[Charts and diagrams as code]

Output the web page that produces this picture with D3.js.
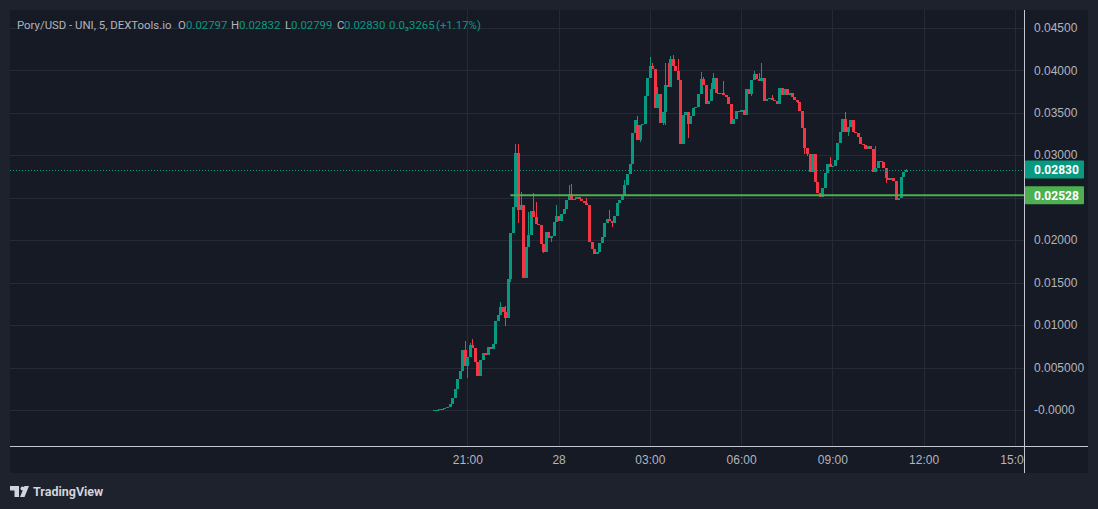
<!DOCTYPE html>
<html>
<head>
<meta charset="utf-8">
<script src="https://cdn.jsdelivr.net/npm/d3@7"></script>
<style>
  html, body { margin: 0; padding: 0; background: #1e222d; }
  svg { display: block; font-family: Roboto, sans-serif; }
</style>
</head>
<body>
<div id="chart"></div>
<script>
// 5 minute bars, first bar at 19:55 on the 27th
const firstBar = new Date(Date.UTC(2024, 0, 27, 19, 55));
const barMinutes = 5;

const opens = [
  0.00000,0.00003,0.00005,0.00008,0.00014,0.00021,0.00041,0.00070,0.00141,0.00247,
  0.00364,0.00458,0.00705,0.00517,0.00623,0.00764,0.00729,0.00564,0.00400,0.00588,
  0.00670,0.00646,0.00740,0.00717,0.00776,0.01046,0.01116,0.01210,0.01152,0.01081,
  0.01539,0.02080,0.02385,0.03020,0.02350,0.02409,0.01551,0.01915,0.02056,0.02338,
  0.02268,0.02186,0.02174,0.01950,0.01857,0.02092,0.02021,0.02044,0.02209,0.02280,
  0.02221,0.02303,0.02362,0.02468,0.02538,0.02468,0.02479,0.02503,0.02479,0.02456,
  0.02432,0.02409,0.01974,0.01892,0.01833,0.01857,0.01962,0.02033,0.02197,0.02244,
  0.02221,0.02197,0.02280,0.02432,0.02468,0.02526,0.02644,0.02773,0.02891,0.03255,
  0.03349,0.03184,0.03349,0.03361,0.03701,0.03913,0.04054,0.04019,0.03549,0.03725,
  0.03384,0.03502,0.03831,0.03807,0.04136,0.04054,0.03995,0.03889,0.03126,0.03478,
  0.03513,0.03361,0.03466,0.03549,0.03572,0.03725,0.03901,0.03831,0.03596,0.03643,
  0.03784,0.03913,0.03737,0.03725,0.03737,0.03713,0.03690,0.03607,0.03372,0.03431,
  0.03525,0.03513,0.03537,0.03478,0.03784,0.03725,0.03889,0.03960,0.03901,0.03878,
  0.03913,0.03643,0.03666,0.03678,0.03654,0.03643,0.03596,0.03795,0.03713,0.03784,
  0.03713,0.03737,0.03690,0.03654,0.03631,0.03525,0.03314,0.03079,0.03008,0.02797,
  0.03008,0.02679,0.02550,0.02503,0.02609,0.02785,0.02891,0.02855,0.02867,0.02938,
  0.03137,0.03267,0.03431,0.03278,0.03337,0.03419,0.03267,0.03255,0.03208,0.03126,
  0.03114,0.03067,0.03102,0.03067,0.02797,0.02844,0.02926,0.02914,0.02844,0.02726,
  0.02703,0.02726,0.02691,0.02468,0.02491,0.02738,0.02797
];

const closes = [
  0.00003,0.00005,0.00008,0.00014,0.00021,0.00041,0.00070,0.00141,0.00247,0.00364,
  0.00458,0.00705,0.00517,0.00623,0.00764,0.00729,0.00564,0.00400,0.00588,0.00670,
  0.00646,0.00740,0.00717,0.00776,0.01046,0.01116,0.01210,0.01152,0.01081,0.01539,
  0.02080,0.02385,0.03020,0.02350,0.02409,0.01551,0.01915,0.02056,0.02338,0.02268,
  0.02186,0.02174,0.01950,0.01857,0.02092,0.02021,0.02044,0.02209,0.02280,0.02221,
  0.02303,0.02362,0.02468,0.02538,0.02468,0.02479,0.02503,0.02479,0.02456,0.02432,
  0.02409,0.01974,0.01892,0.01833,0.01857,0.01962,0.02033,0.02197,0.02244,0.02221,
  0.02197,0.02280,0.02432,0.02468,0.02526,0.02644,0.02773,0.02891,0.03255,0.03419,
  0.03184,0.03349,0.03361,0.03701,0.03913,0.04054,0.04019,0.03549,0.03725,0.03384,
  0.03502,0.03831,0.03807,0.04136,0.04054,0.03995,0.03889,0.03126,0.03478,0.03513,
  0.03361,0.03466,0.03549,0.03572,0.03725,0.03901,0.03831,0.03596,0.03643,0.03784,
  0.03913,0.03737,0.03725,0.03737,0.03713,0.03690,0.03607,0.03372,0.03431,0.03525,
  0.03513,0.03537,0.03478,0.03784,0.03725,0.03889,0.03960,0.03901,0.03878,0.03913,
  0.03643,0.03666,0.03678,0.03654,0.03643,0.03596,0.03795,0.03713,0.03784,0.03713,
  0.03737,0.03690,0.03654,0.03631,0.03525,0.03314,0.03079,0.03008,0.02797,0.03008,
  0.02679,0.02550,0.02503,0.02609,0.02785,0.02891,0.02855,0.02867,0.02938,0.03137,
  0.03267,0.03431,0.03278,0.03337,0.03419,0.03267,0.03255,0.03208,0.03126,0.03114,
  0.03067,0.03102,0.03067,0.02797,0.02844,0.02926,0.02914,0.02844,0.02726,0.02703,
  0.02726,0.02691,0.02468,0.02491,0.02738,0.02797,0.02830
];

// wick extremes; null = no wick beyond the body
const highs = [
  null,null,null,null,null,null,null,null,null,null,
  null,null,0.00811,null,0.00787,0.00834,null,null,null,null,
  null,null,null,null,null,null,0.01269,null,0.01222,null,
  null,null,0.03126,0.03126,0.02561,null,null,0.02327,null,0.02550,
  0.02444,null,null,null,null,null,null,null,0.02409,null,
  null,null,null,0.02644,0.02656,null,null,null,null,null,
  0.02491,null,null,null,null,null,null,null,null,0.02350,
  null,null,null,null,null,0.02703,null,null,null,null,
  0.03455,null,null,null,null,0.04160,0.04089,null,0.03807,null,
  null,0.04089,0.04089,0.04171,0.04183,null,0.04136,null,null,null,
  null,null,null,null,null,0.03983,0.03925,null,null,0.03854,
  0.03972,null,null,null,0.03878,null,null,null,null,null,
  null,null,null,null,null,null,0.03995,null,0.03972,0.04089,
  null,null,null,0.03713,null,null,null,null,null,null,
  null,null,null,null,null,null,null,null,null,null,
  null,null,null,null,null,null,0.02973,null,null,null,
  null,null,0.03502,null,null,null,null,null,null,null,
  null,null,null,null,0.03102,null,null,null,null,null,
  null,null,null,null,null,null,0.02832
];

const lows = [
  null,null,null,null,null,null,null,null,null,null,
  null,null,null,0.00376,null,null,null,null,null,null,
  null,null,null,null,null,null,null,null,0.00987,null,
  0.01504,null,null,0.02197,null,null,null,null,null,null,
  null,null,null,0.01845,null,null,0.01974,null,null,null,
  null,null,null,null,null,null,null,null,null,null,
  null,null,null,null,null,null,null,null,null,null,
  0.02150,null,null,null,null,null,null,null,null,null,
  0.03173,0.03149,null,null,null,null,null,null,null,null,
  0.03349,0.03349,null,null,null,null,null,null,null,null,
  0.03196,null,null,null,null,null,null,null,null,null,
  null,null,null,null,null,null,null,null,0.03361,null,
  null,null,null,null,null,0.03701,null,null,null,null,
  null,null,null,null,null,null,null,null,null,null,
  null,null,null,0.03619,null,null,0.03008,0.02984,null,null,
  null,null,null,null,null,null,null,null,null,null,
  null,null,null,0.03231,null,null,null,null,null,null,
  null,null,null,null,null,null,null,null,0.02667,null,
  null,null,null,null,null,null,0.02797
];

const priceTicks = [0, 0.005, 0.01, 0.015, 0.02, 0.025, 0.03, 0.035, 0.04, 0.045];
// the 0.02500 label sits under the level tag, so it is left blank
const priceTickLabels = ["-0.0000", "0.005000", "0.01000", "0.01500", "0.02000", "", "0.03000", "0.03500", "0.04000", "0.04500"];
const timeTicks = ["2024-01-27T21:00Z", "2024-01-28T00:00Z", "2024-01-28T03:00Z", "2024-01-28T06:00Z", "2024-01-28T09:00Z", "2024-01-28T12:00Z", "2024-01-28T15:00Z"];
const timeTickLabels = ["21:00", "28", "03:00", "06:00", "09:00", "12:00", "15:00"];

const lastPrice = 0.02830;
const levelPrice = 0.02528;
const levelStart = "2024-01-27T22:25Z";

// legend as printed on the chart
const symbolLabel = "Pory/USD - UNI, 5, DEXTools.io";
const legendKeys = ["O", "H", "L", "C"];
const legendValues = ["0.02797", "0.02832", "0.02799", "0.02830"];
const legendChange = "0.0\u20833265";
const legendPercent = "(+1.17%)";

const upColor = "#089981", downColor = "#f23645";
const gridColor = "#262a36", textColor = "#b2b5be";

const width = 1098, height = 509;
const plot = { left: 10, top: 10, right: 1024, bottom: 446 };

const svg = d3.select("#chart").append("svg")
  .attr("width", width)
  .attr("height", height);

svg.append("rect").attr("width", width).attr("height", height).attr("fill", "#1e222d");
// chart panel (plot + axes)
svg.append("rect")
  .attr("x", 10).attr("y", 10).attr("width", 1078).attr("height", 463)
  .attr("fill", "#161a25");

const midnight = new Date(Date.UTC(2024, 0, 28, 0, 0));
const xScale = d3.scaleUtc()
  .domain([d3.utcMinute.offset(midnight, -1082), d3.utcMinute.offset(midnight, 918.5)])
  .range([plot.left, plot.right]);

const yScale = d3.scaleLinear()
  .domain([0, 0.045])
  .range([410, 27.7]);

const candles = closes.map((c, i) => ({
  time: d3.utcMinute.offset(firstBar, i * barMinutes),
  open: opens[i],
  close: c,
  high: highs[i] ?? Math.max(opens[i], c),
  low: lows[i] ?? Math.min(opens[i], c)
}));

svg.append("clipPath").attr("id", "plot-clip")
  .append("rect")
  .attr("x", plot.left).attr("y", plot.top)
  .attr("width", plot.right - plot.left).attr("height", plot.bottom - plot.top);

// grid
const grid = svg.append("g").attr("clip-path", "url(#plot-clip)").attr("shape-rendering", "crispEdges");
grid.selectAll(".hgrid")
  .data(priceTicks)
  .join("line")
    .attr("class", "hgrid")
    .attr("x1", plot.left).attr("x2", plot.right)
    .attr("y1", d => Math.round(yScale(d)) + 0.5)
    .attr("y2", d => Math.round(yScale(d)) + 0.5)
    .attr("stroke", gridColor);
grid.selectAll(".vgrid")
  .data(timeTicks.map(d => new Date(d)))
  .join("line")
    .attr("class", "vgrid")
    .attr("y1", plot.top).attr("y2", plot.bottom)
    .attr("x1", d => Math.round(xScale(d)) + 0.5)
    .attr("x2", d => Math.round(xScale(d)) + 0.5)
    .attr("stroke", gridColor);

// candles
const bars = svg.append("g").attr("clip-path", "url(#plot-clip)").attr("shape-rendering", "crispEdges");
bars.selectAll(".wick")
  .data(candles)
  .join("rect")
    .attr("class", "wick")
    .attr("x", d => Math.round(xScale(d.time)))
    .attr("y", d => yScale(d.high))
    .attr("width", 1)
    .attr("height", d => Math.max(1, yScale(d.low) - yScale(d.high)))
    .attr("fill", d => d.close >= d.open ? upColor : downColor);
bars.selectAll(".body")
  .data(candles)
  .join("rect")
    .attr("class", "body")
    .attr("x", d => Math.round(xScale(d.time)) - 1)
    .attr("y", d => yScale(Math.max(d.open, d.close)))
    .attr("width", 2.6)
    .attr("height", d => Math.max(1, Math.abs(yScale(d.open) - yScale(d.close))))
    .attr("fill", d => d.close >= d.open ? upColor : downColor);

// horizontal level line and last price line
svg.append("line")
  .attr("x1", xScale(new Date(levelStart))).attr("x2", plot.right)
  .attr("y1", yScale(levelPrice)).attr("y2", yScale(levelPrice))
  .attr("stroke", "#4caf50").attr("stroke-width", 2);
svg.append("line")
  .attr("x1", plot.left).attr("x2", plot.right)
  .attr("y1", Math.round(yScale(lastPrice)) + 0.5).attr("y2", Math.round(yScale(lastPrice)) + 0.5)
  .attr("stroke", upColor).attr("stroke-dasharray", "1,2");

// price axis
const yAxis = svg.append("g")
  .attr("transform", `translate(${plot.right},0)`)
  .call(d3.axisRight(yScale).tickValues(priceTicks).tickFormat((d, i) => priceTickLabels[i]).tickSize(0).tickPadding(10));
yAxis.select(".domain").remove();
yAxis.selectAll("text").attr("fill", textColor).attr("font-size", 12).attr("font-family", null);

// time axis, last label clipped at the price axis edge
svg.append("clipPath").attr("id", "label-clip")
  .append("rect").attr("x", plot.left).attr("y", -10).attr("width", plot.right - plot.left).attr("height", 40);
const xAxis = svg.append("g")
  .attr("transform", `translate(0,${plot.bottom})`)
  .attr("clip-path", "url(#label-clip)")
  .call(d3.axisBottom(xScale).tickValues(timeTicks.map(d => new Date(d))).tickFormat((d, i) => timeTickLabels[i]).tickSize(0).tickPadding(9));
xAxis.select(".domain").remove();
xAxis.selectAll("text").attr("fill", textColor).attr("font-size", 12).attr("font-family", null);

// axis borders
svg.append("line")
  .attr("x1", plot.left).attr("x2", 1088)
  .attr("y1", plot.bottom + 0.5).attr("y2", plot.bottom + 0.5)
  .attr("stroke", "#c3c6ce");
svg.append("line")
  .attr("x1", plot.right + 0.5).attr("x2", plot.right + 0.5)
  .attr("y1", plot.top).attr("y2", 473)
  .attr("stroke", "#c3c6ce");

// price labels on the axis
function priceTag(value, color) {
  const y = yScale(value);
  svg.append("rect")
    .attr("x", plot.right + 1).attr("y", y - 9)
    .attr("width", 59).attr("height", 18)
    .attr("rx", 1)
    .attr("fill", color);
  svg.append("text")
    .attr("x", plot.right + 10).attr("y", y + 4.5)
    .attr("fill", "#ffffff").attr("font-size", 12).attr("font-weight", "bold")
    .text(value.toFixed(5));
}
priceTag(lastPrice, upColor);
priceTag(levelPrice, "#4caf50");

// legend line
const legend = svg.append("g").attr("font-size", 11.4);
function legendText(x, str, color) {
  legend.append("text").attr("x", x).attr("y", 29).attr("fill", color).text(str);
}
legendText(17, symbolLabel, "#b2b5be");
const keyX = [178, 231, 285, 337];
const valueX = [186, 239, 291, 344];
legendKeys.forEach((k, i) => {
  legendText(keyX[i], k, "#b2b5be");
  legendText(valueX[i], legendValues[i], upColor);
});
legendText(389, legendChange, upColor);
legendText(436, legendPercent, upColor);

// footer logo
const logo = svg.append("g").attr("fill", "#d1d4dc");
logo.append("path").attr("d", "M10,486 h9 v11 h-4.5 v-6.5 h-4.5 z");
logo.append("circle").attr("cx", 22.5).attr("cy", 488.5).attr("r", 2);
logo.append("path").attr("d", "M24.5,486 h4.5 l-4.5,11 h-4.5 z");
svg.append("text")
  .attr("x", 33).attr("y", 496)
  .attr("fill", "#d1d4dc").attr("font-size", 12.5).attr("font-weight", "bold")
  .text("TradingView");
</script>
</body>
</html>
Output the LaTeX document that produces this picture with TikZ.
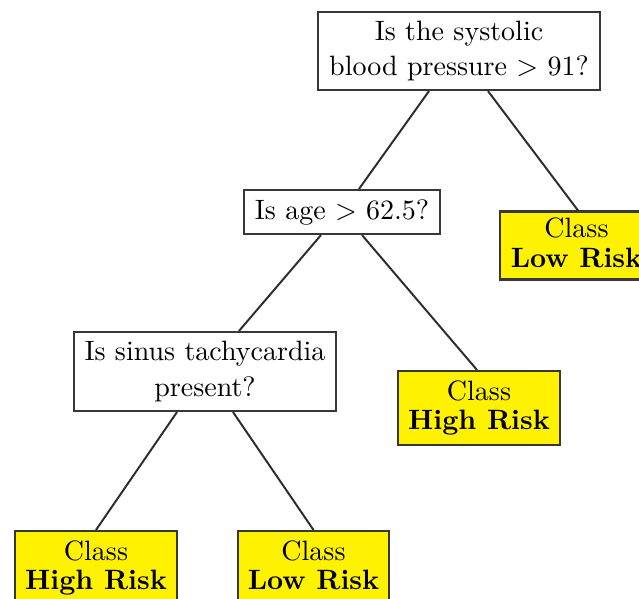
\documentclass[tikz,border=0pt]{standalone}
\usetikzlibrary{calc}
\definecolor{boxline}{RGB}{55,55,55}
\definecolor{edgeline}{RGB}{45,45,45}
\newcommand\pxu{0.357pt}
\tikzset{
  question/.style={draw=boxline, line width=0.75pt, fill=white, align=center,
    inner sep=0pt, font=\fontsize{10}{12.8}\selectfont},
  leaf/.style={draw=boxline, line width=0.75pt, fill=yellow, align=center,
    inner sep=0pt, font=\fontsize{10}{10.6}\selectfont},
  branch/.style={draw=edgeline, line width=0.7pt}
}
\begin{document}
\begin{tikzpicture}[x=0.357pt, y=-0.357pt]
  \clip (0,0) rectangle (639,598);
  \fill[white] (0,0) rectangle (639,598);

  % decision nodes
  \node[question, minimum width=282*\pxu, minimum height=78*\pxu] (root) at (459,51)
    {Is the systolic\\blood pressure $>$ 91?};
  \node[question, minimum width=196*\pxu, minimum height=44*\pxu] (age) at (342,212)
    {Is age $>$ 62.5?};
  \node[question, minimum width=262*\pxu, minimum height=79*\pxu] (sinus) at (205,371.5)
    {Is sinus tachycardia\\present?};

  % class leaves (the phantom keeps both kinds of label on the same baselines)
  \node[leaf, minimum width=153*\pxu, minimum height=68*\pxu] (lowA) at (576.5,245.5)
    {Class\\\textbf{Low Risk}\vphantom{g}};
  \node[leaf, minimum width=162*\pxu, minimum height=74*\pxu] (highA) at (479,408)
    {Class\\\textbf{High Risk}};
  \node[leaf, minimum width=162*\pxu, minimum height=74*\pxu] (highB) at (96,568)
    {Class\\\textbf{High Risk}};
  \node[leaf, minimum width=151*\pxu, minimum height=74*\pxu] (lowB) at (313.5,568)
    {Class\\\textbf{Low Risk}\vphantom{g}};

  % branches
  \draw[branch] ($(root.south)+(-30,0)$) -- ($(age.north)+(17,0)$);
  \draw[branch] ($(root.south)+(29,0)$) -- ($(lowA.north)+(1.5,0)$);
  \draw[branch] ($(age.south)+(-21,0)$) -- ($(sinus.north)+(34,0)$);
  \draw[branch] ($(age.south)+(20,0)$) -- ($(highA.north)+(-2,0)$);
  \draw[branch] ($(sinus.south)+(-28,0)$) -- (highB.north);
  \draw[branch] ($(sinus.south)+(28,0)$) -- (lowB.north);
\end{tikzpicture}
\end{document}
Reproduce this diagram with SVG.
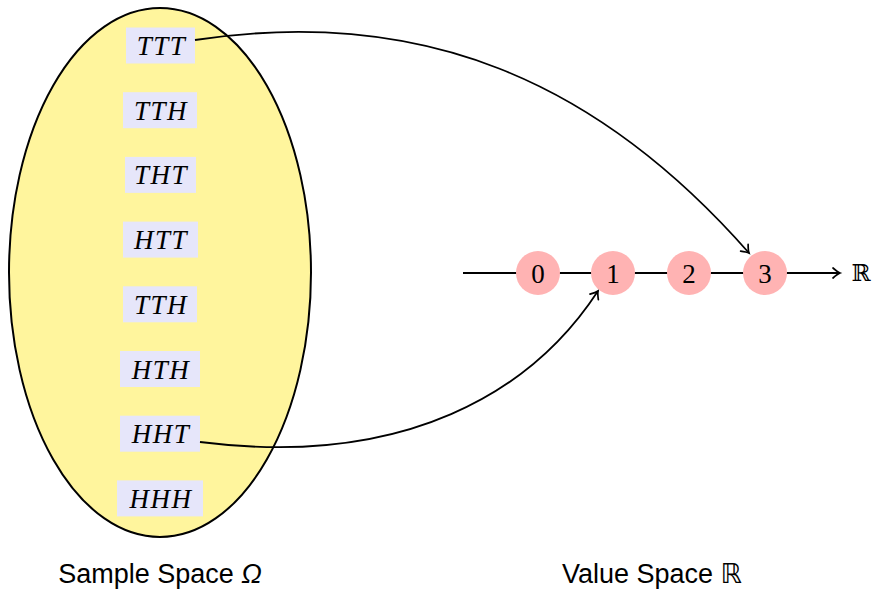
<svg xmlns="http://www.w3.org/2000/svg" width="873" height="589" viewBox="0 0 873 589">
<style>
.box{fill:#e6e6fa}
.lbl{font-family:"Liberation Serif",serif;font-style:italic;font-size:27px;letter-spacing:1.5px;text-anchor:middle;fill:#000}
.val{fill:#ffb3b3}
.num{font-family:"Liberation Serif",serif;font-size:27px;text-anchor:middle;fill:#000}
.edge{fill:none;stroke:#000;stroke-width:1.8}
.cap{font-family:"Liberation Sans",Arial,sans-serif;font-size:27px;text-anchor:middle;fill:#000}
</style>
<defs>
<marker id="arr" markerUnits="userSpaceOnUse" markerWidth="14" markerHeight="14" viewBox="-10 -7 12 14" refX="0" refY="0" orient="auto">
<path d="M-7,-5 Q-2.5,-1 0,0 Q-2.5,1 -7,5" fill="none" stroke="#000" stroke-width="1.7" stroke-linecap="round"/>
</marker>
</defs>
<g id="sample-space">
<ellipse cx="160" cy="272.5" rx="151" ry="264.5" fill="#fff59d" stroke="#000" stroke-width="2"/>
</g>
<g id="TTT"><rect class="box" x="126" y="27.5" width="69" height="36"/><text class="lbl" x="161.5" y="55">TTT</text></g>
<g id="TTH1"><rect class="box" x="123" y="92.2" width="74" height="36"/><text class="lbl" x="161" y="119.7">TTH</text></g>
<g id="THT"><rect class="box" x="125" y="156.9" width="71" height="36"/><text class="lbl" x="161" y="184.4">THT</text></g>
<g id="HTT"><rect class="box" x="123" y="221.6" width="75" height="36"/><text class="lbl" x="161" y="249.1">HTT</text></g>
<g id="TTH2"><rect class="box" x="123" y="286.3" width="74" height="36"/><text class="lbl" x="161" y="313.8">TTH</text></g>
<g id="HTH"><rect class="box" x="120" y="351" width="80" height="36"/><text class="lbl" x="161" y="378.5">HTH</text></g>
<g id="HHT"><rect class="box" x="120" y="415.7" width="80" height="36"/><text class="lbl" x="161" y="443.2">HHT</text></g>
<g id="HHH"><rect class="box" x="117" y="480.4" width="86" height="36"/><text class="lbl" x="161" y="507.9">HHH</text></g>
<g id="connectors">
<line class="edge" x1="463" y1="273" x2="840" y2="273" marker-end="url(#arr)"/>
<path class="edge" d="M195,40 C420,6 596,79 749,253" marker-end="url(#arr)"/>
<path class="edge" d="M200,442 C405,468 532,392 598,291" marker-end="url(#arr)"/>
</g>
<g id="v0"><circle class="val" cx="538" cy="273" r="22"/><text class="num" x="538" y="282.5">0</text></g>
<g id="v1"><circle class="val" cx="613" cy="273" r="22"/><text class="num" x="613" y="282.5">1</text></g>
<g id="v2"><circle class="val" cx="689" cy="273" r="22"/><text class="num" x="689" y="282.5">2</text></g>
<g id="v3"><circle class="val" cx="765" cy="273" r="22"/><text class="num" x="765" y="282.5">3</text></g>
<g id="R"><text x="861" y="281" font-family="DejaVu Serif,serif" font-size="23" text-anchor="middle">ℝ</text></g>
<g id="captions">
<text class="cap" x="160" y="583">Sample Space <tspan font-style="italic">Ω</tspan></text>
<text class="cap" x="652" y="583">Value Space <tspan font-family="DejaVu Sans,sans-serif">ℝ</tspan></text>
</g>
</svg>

**Instructions to follow**
Only the lines from the start of the records to the one containing "const barMinutes = 5;" should be repeated, exactly and with both ends kept; drop any pictures.

**Response to the task**
Output the web page that produces this picture with D3.js.
<!DOCTYPE html>
<html>
<head>
<meta charset="utf-8">
<script src="https://cdn.jsdelivr.net/npm/d3@7"></script>
<style>
  html, body { margin: 0; padding: 0; background: #1e222d; }
  svg { display: block; font-family: Roboto, sans-serif; }
</style>
</head>
<body>
<div id="chart"></div>
<script>
// 5 minute bars, first bar at 19:55 on the 27th
const firstBar = new Date(Date.UTC(2024, 0, 27, 19, 55));
const barMinutes = 5;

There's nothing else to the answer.